Applying Quantization to Diffusion Models
Given their size and iterative nature, diffusion models (specifically the U-Net component) are prime candidates for quantization.
- U-Net Quantization: The convolutional and attention layers within the U-Net constitute the bulk of the computation and parameters, making them the primary targets for quantization.
- Mixed Precision: It might be beneficial to use a mixed-precision approach. Some parts of the model, like initial embedding layers or critical normalization layers, might be more sensitive to precision loss and could be kept in FP32 or FP16, while the bulk of the U-Net is quantized to INT8.

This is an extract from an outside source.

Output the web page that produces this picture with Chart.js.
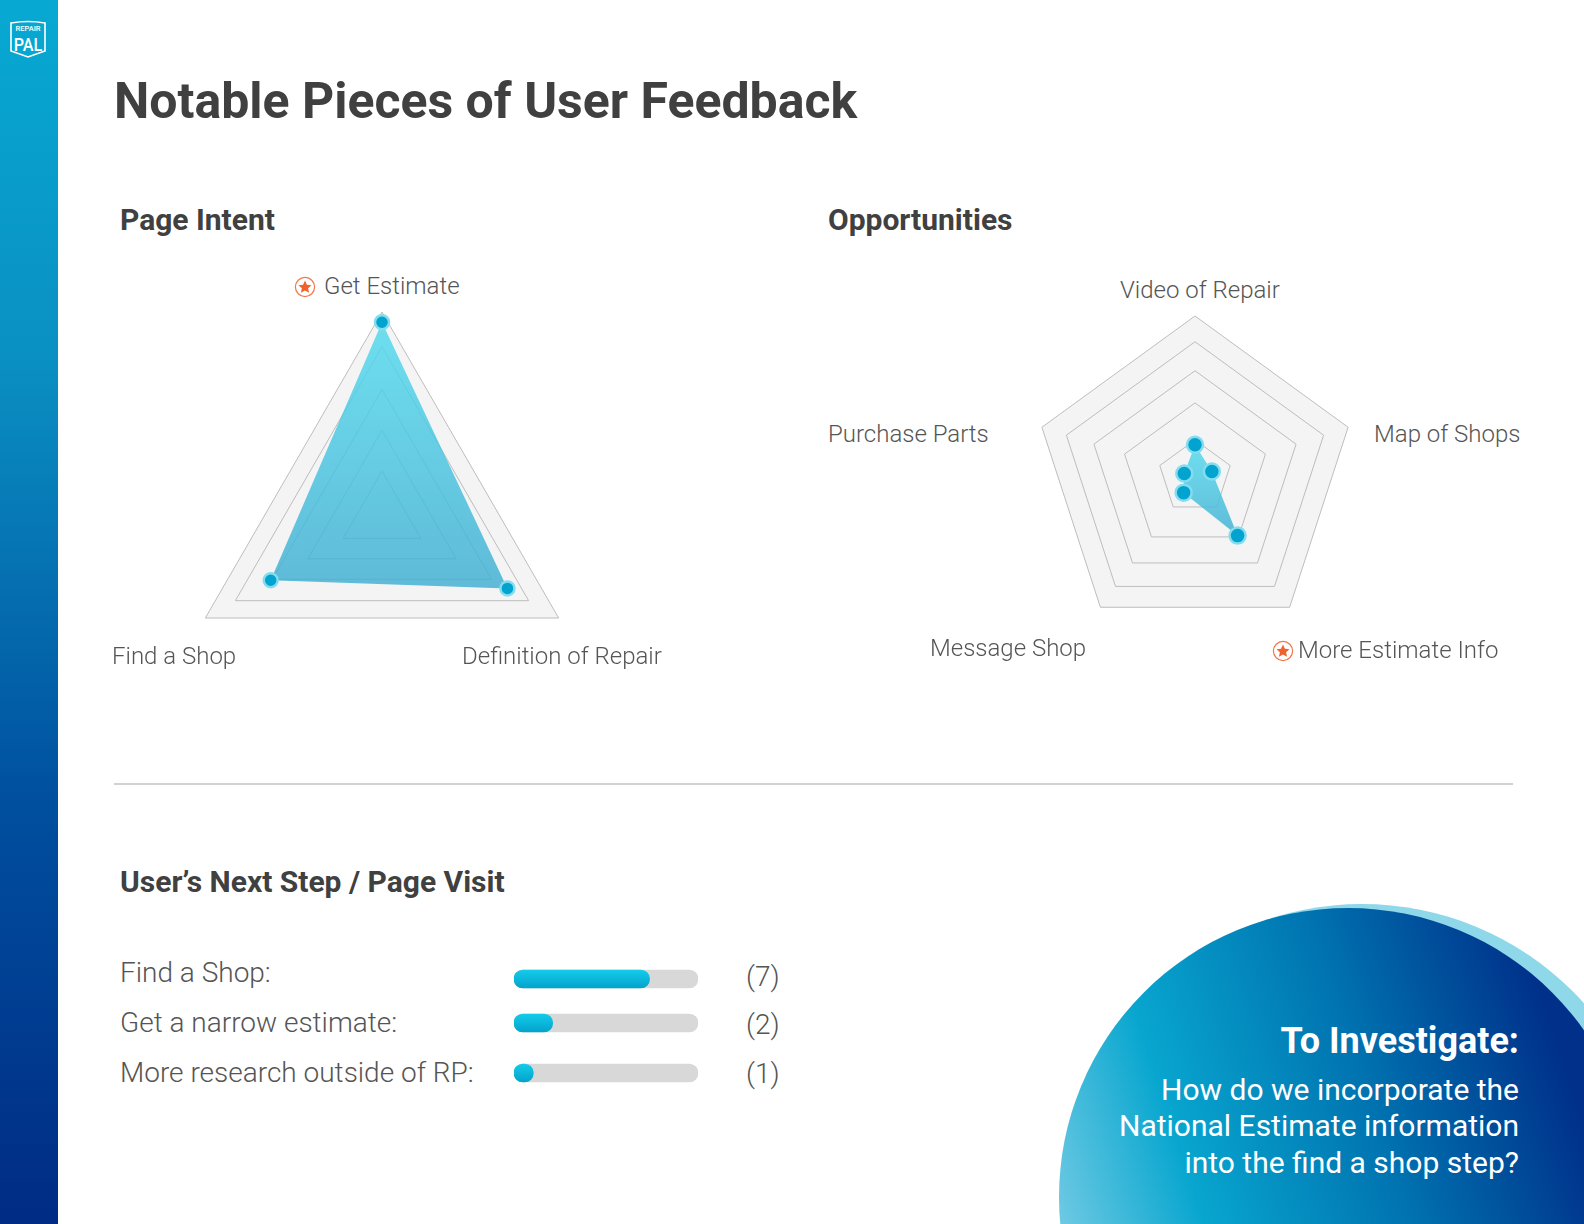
<!DOCTYPE html>
<html>
<head>
<meta charset="utf-8">
<title>Notable Pieces of User Feedback</title>
<script src="https://cdn.jsdelivr.net/npm/chart.js@4"></script>
<style>
  html, body { margin: 0; padding: 0; background: #fff; }
  body { position: relative; width: 1584px; height: 1224px; overflow: hidden; font-family: Roboto, sans-serif; color: #555; }
  canvas { position: absolute; }
  .sidebar { position: absolute; left: 0; top: 0; width: 58px; height: 1224px; background: linear-gradient(180deg, #07a9d2 0%, #0a8fc2 30%, #00509f 65%, #002b84 100%); }
  .logo { position: absolute; left: 8px; top: 18px; }
  .txt { position: absolute; white-space: nowrap; line-height: 1; transform: translateY(-50%); }
  h1, h2 { margin: 0; font-weight: 700; color: #404040; }
  h1 { font-size: 50px; }
  h2 { font-size: 30px; }
  .axis { font-size: 24px; font-weight: 300; }
  .row { font-size: 28px; font-weight: 300; }
  .divider { position: absolute; left: 114px; top: 783px; width: 1399px; height: 2px; background: #d2d2d2; }
  .back-circle, .circle { position: absolute; border-radius: 50%; }
  .back-circle { left: 1064px; top: 904px; width: 596px; height: 596px; background: #8fd8ea; }
  .circle { left: 1059px; top: 908px; width: 578px; height: 578px; background: linear-gradient(72deg, #9ad9ec 3%, #08a6cf 30%, #0073b0 57%, #00308a 84%); }
  .inv { color: #fff; right: 65px; text-align: right; }
  .inv-head { font-size: 36px; font-weight: 700; }
  .inv-line { font-size: 30px; font-weight: 400; }
</style>
</head>
<body>
<div class="sidebar"></div>
<svg class="logo" width="42" height="46" viewBox="0 0 42 46">
  <path d="M3 5 Q20 2 37 5 V33 L20 39 L3 33 Z" fill="none" stroke="#fff" stroke-width="1.6"/>
  <text x="20" y="13" fill="#fff" font-family="Roboto" font-size="7.5" font-weight="500" text-anchor="middle">REPAIR</text>
  <text transform="translate(20 33) scale(0.85 1)" fill="#fff" font-family="Roboto" font-size="19" font-weight="500" text-anchor="middle">PAL</text>
</svg>

<h1 class="txt" style="left:114px;top:101px">Notable Pieces of User Feedback</h1>
<h2 class="txt" style="left:120px;top:220px">Page Intent</h2>
<h2 class="txt" style="left:828px;top:220px">Opportunities</h2>
<div class="divider"></div>
<h2 class="txt" style="left:120px;top:882px">User’s Next Step / Page Visit</h2>

<div class="back-circle"></div>
<div class="circle"></div>
<div class="txt inv inv-head" style="top:1041px">To Investigate:</div>
<div class="txt inv inv-line" style="top:1090px">How do we incorporate the</div>
<div class="txt inv inv-line" style="top:1126px">National Estimate information</div>
<div class="txt inv inv-line" style="top:1163px">into the find a shop step?</div>

<script>
// data (percent of the radar radius)
const intentLabels = ['Get Estimate', 'Definition of Repair', 'Find a Shop'];
const intentValues = [95, 71, 63];
const intentRings = [0, 22, 42, 62, 83, 100];

const oppLabels = ['Video of Repair', 'Map of Shops', 'More Estimate Info', 'Message Shop', 'Purchase Parts'];
const oppValues = [20, 11, 45, 12, 7];
const oppRings = [0, 23, 46, 66, 84, 100];

const stepLabels = ['Find a Shop:', 'Get a narrow estimate:', 'More research outside of RP:'];
const stepValues = [7, 2, 1];
const stepMax = 9.5;

// label spots on the page, same order as the label arrays
const intentSpots = [[324, 286], [462, 656], [112, 656]];
const oppSpots = [[1120, 290], [1374, 434], [1298, 650], [930, 648], [828, 434]];

function addText(text, cls, x, y) {
  const el = document.createElement('div');
  el.className = 'txt ' + cls;
  el.style.left = x + 'px';
  el.style.top = y + 'px';
  el.textContent = text;
  document.body.appendChild(el);
}

function addStar(x, y) {
  const ns = 'http://www.w3.org/2000/svg';
  const svg = document.createElementNS(ns, 'svg');
  svg.setAttribute('width', 22);
  svg.setAttribute('height', 22);
  svg.setAttribute('viewBox', '0 0 22 22');
  svg.style.cssText = `position:absolute;left:${x - 11}px;top:${y - 11}px`;
  svg.innerHTML = '<circle cx="11" cy="11" r="9.6" fill="none" stroke="#f0784a" stroke-width="1.2"/>' +
    '<path d="M11 4.5l1.9 4.2 4.6.5-3.4 3.1 1 4.5L11 14.5l-4.1 2.3 1-4.5-3.4-3.1 4.6-.5z" fill="#f0622c"/>';
  document.body.appendChild(svg);
}

function radarFill(c) {
  const chart = c.chart;
  if (!chart.chartArea) return 'rgba(95,205,228,0.8)';
  const ys = c.dataset.data.map((v, i) => chart.scales.r.getPointPositionForValue(i, v).y);
  const g = chart.ctx.createLinearGradient(0, Math.min(...ys), 0, Math.max(...ys));
  g.addColorStop(0, 'rgba(80,218,238,0.82)');
  g.addColorStop(1, 'rgba(62,174,210,0.82)');
  return g;
}

function makeRadar(left, top, radius, labels, values, rings, dotRadius) {
  const pad = 12;
  const canvas = document.createElement('canvas');
  const size = (radius + pad) * 2;
  canvas.width = size;
  canvas.height = size;
  canvas.style.left = left - radius - pad + 'px';
  canvas.style.top = top - radius - pad + 'px';
  document.body.appendChild(canvas);
  new Chart(canvas, {
    type: 'radar',
    data: {
      labels: labels,
      datasets: [{
        data: values,
        backgroundColor: radarFill,
        borderWidth: 0,
        pointRadius: dotRadius,
        pointBackgroundColor: '#03a3cf',
        pointBorderColor: '#84dcef',
        pointBorderWidth: 2.5
      }]
    },
    options: {
      responsive: false,
      animation: false,
      layout: { padding: pad },
      plugins: { legend: { display: false }, tooltip: { enabled: false } },
      scales: {
        r: {
          min: 0,
          max: 100,
          backgroundColor: '#f4f4f4',
          afterBuildTicks: s => { s.ticks = rings.map(v => ({ value: v })); },
          grid: { color: '#bdbdbd', lineWidth: 1 },
          angleLines: { display: false },
          ticks: { display: false },
          pointLabels: { display: false }
        }
      }
    }
  });
}

function barFill(c) {
  const g = c.chart.ctx.createLinearGradient(0, 6, 0, 24);
  g.addColorStop(0, '#14cbe8');
  g.addColorStop(1, '#02a3cd');
  return g;
}

function makeStepBar(index, centerY) {
  const canvas = document.createElement('canvas');
  canvas.width = 184;
  canvas.height = 30;
  canvas.style.left = '514px';
  canvas.style.top = centerY - 15 + 'px';
  document.body.appendChild(canvas);
  new Chart(canvas, {
    type: 'bar',
    data: {
      labels: [stepLabels[index]],
      datasets: [
        { data: [stepValues[index]], backgroundColor: barFill, order: 1 },
        { data: [stepMax], backgroundColor: '#d8d8d8', order: 2 }
      ]
    },
    options: {
      indexAxis: 'y',
      responsive: false,
      animation: false,
      datasets: { bar: { grouped: false, barThickness: 18, borderRadius: 9, borderSkipped: false } },
      plugins: { legend: { display: false }, tooltip: { enabled: false } },
      scales: {
        x: { display: false, min: 0, max: stepMax },
        y: { display: false }
      }
    }
  });
}

makeRadar(382, 516, 204, intentLabels, intentValues, intentRings, 7);
makeRadar(1195, 477, 161, oppLabels, oppValues, oppRings, 8);

intentLabels.forEach((t, i) => addText(t, 'axis', intentSpots[i][0], intentSpots[i][1]));
oppLabels.forEach((t, i) => addText(t, 'axis', oppSpots[i][0], oppSpots[i][1]));
addStar(305, 287);
addStar(1283, 651);

const rowTextY = [973, 1023, 1073];
const rowBarY = [979, 1023, 1073];
const rowCountY = [977, 1025, 1074];
stepLabels.forEach((t, i) => {
  addText(t, 'row', 120, rowTextY[i]);
  makeStepBar(i, rowBarY[i]);
  addText('(' + stepValues[i] + ')', 'row', 746, rowCountY[i]);
});
</script>
</body>
</html>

- Sampler Impact: While quantization alters the numerical values slightly, applying well-calibrated PTQ or QAT often preserves the perceptual quality of generated images with minimal degradation. The impact on the final output after many sampling steps needs careful validation.
Tools and Considerations
Frameworks like PyTorch (with its torch.quantization
module), TensorFlow (via TensorFlow Lite), and inference optimization engines like NVIDIA TensorRT provide tools and APIs to facilitate both PTQ and QAT workflows. TensorRT, for example, can automatically apply PTQ (including calibration) or ingest models trained with QAT to generate highly optimized INT8 inference engines for NVIDIA GPUs.
Relative comparison of model size reduction and potential inference speedup for different quantization formats compared to standard FP32. Actual speedup heavily depends on hardware support and specific model architecture.
Choosing the right quantization strategy involves a trade-off. FP16/BF16 offers a good starting point with modest complexity and good gains. INT8 provides the largest potential benefits but requires more careful application (often QAT or well-calibrated PTQ) and thorough validation to ensure acceptable quality. As we will discuss in the benchmarking section, rigorously measuring latency, throughput, and output quality is essential after applying any quantization technique.